AI bubble fears ease but investors still waiting for investments to live up to their promise
Fears about the artificial intelligence boom turning into an overblown bubble have evaporated for now, thanks to a stellar earnings report from Nvidia that illustrated why its indispensable chips transformed it into the world’s most valuable company.
But that doesn’t mean the specter of an AI bubble won’t return in the months and years ahead as Big Tech gears up to spend trillions of dollars more on a technology the industry’s leaders believe will determine the winners and losers during the next wave of innovation.
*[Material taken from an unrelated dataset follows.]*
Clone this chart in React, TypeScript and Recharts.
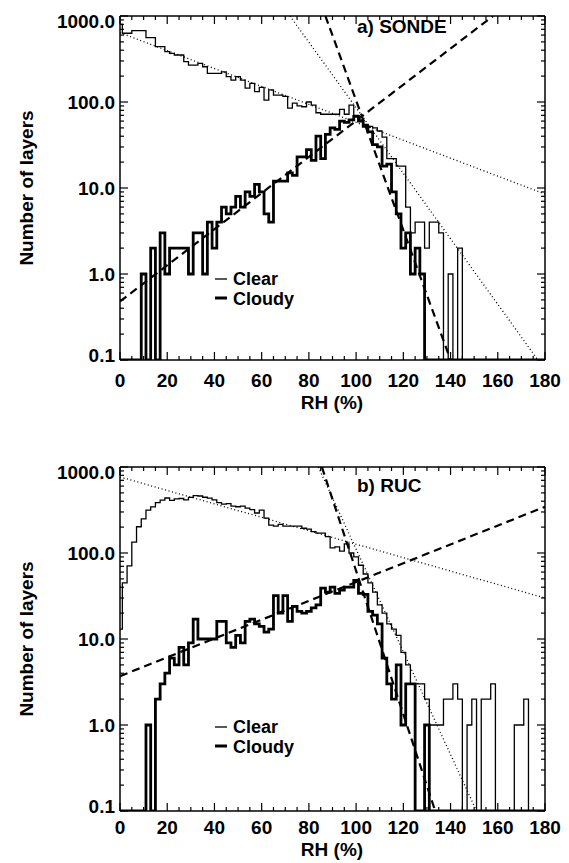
import React from 'react';
import { LineChart, Line, XAxis, YAxis } from 'recharts';

const W = 569;
const FLOOR = 0.1;

// layers per RH bin, bins 2 % wide centred on 0, 2, 4 ... 180 %
const clearSonde = [
  800, 630, 630, 675, 675, 675, 560, 560, 440, 440,
  385, 368, 352, 352, 295, 269, 269, 282, 257, 215,
  215, 215, 224, 197, 180, 197, 180, 145, 165, 132,
  148, 105, 138, 120, 120, 116, 85, 97, 90, 88,
  100, 92, 75, 72, 72, 72, 72, 82, 72, 92,
  70, 62, 55, 52, 50, 46, 39, 22, 22, 18,
  18, 6, 3, 4, 4, 2, 4, 4, 3, 0,
  1, 0, 2, 0, 0, 0, 0, 0, 0, 0,
  0, 0, 0, 0, 0, 0, 0, 0, 0, 0, 0,
];
const cloudySonde = [
  0, 0, 0, 0, 0, 1, 0, 2, 0, 3,
  1, 2, 2, 2, 2, 1, 3, 3, 1, 4,
  2, 4, 6, 5, 6, 8, 6, 9, 8, 11,
  9, 5, 4, 12, 12, 12, 15, 14, 23, 23,
  28, 21, 40, 22, 42, 50, 48, 60, 58, 62,
  68, 60, 52, 45, 32, 30, 18, 19, 9, 5,
  2, 3, 1, 2, 1, 0, 0, 0, 0, 0,
  0, 0, 0, 0, 0, 0, 0, 0, 0, 0,
  0, 0, 0, 0, 0, 0, 0, 0, 0, 0, 0,
];
const clearRuc = [
  13, 45, 71, 134, 202, 250, 316, 343, 385, 413,
  436, 410, 425, 430, 415, 444, 465, 460, 445, 435,
  415, 385, 370, 375, 350, 345, 350, 333, 320, 292,
  315, 255, 211, 205, 215, 205, 205, 205, 205, 194,
  190, 177, 170, 170, 155, 115, 118, 105, 128, 100,
  90, 72, 57, 45, 35, 25, 20, 15, 13, 11,
  7, 5, 3, 3, 3, 2, 1, 1, 1, 2,
  2, 3, 2, 0, 1, 2, 0, 2, 2, 3,
  0, 0, 0, 0, 1, 1, 2, 0, 0, 0, 0,
];
const cloudyRuc = [
  0, 0, 0, 0, 0, 0, 1, 0, 2, 3,
  4, 6, 5, 8, 5, 9, 17, 10, 10, 10,
  10, 16, 16, 9, 8, 11, 9, 16, 17, 15,
  14, 12, 13, 32, 20, 32, 16, 24, 21, 20,
  21, 23, 25, 39, 35, 40, 34, 37, 40, 40,
  48, 34, 33, 21, 19, 15, 6, 3, 2, 5,
  1, 3, 3, 0, 0, 1, 0, 0, 0, 0,
  0, 0, 0, 0, 0, 0, 0, 0, 0, 0,
  0, 0, 0, 0, 0, 0, 0, 0, 0, 0, 0,
];

// exponential fits, given by their end points
const sondeClearFit = [{ rh: 0, n: 640 }, { rh: 180, n: 8.5 }];
const sondeClearTail = [{ rh: 72, n: 1000 }, { rh: 177, n: 0.1 }];
const sondeCloudyRise = [{ rh: 0, n: 0.48 }, { rh: 158, n: 1000 }];
const sondeCloudyTail = [{ rh: 87, n: 1000 }, { rh: 140, n: 0.1 }];
const rucClearFit = [{ rh: 0, n: 765 }, { rh: 180, n: 30 }];
const rucClearTail = [{ rh: 84, n: 1000 }, { rh: 151, n: 0.1 }];
const rucCloudyRise = [{ rh: 0, n: 3.7 }, { rh: 180, n: 345 }];
const rucCloudyTail = [{ rh: 85.5, n: 1000 }, { rh: 133.5, n: 0.1 }];

const decades = [0.1, 1, 10, 100, 1000];
const rhTicks: number[] = [];
for (let r = 0; r <= 180; r += 5) rhTicks.push(r);
const countTicks = decades.flatMap((d) =>
  d === 1000 ? [d] : [1, 2, 3, 4, 5, 6, 7, 8, 9].map((k) => +(k * d).toPrecision(3))
);

const font: React.CSSProperties = {
  fontFamily: "'Liberation Sans', Arial, Helvetica, sans-serif",
  fontWeight: 700,
  fontSize: 19,
  fill: '#000',
};
const legendFont: React.CSSProperties = { ...font, fontSize: 18 };
const axisLine = { stroke: '#000', strokeWidth: 1.5 };
const isDecade = (v: number) => decades.some((d) => Math.abs(v / d - 1) < 1e-6);

const bottomTick = (labelDy: number) => (p: any) => {
  const v = p.payload.value;
  const major = v % 20 === 0;
  return (
    <g>
      <line x1={p.x} x2={p.x} y1={p.y} y2={p.y - (major ? 8 : 4)} stroke="#000" strokeWidth={1.2} />
      {major && (
        <text x={p.x} y={p.y + labelDy} textAnchor="middle" style={font}>
          {v}
        </text>
      )}
    </g>
  );
};

const topTick = (p: any) => {
  const major = p.payload.value % 20 === 0;
  return <line x1={p.x} x2={p.x} y1={p.y} y2={p.y + (major ? 8 : 4)} stroke="#000" strokeWidth={1.2} />;
};

const leftTick = (p: any) => {
  const v = p.payload.value;
  const major = isDecade(v);
  const dy = v >= 999 ? 12 : v < 0.11 ? 2 : 7;
  return (
    <g>
      <line x1={p.x} x2={p.x + (major ? 8 : 4)} y1={p.y} y2={p.y} stroke="#000" strokeWidth={1.2} />
      {major && (
        <text x={p.x - 5} y={p.y + dy} textAnchor="end" style={font}>
          {v.toFixed(1)}
        </text>
      )}
    </g>
  );
};

const rightTick = (p: any) => {
  const major = isDecade(p.payload.value);
  return <line x1={p.x} x2={p.x - (major ? 8 : 4)} y1={p.y} y2={p.y} stroke="#000" strokeWidth={1.2} />;
};

type Fit = { rh: number; n: number }[];

interface PanelProps {
  clear: number[];
  cloudy: number[];
  clearFits: Fit[];
  cloudyFits: Fit[];
  height: number;
  marginTop: number;
  marginBottom: number;
  xAxisHeight: number;
  labelDy: number;
}

function Panel({ clear, cloudy, clearFits, cloudyFits, height, marginTop, marginBottom, xAxisHeight, labelDy }: PanelProps) {
  const rows = clear.map((c, i) => ({
    rh: i * 2,
    clear: Math.max(c, FLOOR),
    cloudy: Math.max(cloudy[i], FLOOR),
  }));
  return (
    <LineChart
      width={W}
      height={height}
      data={rows}
      margin={{ top: marginTop, right: 23, bottom: marginBottom, left: 20 }}
    >
      <XAxis
        xAxisId="b"
        dataKey="rh"
        type="number"
        domain={[0, 180]}
        allowDataOverflow
        ticks={rhTicks}
        interval={0}
        height={xAxisHeight}
        tickSize={0}
        tickMargin={0}
        tickLine={false}
        axisLine={axisLine}
        tick={bottomTick(labelDy)}
      />
      <XAxis
        xAxisId="t"
        orientation="top"
        dataKey="rh"
        type="number"
        domain={[0, 180]}
        allowDataOverflow
        ticks={rhTicks}
        interval={0}
        height={1}
        tickSize={0}
        tickMargin={0}
        tickLine={false}
        axisLine={axisLine}
        tick={topTick}
      />
      <YAxis
        yAxisId="l"
        type="number"
        scale="log"
        domain={[0.1, 1000]}
        allowDataOverflow
        ticks={countTicks}
        interval={0}
        width={100}
        tickSize={0}
        tickMargin={0}
        tickLine={false}
        axisLine={axisLine}
        tick={leftTick}
      />
      <YAxis
        yAxisId="r"
        orientation="right"
        type="number"
        scale="log"
        domain={[0.1, 1000]}
        allowDataOverflow
        ticks={countTicks}
        interval={0}
        width={1}
        tickSize={0}
        tickMargin={0}
        tickLine={false}
        axisLine={axisLine}
        tick={rightTick}
      />
      {clearFits.map((f, i) => (
        <Line
          key={'clearfit' + i}
          xAxisId="t"
          yAxisId="r"
          data={f}
          dataKey="n"
          type="linear"
          stroke="#000"
          strokeWidth={1.3}
          strokeDasharray="1 2.6"
          dot={false}
          isAnimationActive={false}
        />
      ))}
      {cloudyFits.map((f, i) => (
        <Line
          key={'cloudyfit' + i}
          xAxisId="t"
          yAxisId="r"
          data={f}
          dataKey="n"
          type="linear"
          stroke="#000"
          strokeWidth={2.2}
          strokeDasharray="8 5"
          dot={false}
          isAnimationActive={false}
        />
      ))}
      <Line
        xAxisId="b"
        yAxisId="l"
        dataKey="clear"
        type="step"
        stroke="#000"
        strokeWidth={1.3}
        dot={false}
        isAnimationActive={false}
      />
      <Line
        xAxisId="b"
        yAxisId="l"
        dataKey="cloudy"
        type="step"
        stroke="#000"
        strokeWidth={2.8}
        dot={false}
        isAnimationActive={false}
      />
    </LineChart>
  );
}

function Legend({ y }: { y: number }) {
  return (
    <g>
      <line x1={215} x2={227} y1={y} y2={y} stroke="#000" strokeWidth={1.3} />
      <text x={233} y={y + 6} style={legendFont}>
        Clear
      </text>
      <line x1={215} x2={227} y1={y + 19} y2={y + 19} stroke="#000" strokeWidth={3} />
      <text x={233} y={y + 26} style={legendFont}>
        Cloudy
      </text>
    </g>
  );
}

export default function App() {
  return (
    <div style={{ position: 'absolute', left: 0, top: 0, width: W, height: 863, background: '#fff' }}>
      <div style={{ position: 'absolute', left: 0, top: 0 }}>
        <Panel
          clear={clearSonde}
          cloudy={cloudySonde}
          clearFits={[sondeClearFit, sondeClearTail]}
          cloudyFits={[sondeCloudyRise, sondeCloudyTail]}
          height={430}
          marginTop={15}
          marginBottom={10}
          xAxisHeight={60}
          labelDy={27}
        />
      </div>
      <div style={{ position: 'absolute', left: 0, top: 430 }}>
        <Panel
          clear={clearRuc}
          cloudy={cloudyRuc}
          clearFits={[rucClearFit, rucClearTail]}
          cloudyFits={[rucCloudyRise, rucCloudyTail]}
          height={433}
          marginTop={36}
          marginBottom={2}
          xAxisHeight={50}
          labelDy={23}
        />
      </div>
      <svg
        width={W}
        height={863}
        style={{ position: 'absolute', left: 0, top: 0, pointerEvents: 'none' }}
      >
        <text transform="translate(33,188) rotate(-90)" textAnchor="middle" style={font}>
          Number of layers
        </text>
        <text x={332} y={409} textAnchor="middle" style={font}>
          RH (%)
        </text>
        <text x={357} y={33} style={font}>
          a) SONDE
        </text>
        <Legend y={279} />

        <text transform="translate(33,639) rotate(-90)" textAnchor="middle" style={font}>
          Number of layers
        </text>
        <text x={332} y={856} textAnchor="middle" style={font}>
          RH (%)
        </text>
        <text x={357} y={492} style={font}>
          b) RUC
        </text>
        <Legend y={727} />
      </svg>
    </div>
  );
}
For now, at least, Nvidia has eased worries that the AI craze propelling the stock market and much of the economy for the past year is on the verge of a massive collapse.
If anything, Nvidia’s quarterly report indicated that AI spending is picking up even more momentum. The highlights, released late Wednesday, included quarterly revenue of $57 billion, a 62% increase from the same time last year. That sales growth was an acceleration from the 56% increase in year-over-year revenue from the May-July quarter.
What’s more, Nvidia forecast revenue of $65 billion for the current quarter covering November-January, which would be a 65% year-over-year increase.
Given Nvidia’s forecasts, “it is very hard to see how this stock does not keep moving higher from here,” according to analysts at UBS led by Timothy Arcuri. The UBS analyst also said the “AI infrastructure tide is still rising so fast that all boats will be lifted.”
Nvidia’s numbers are viewed through a window that extends far beyond the Santa Clara, California, company’s headquarters because its products are needed by a wide range of companies — including Big Tech peers like Microsoft, Amazon, Alphabet and Meta Platforms — to build data centers that are becoming known as AI factories.
“AI spending isn’t just holding up, it’s accelerating. That’s exactly what the market needed to see,” said Jake Behan, head of capital markets for investment firm Direxion.
The numbers initially lifted Nvidia’s stock price by as much as 5% in Thursday’s trading, while other tech stocks tied to the AI spending frenzy also got a boost. But Nvidia’s shares and other tech stocks backtracked later in the session as investors found other issues besides AI, such as the government’s latest jobs report and the future direction of interest rates.
Even with a slight downturn in its stock price amid the broader market decline, Nvidia remains valued at $4.5 trillion, more than 10 times its valuation three years ago when OpenAI released its ChatGPT chatbot, triggering the biggest technological shift since Apple released the iPhone in 2007.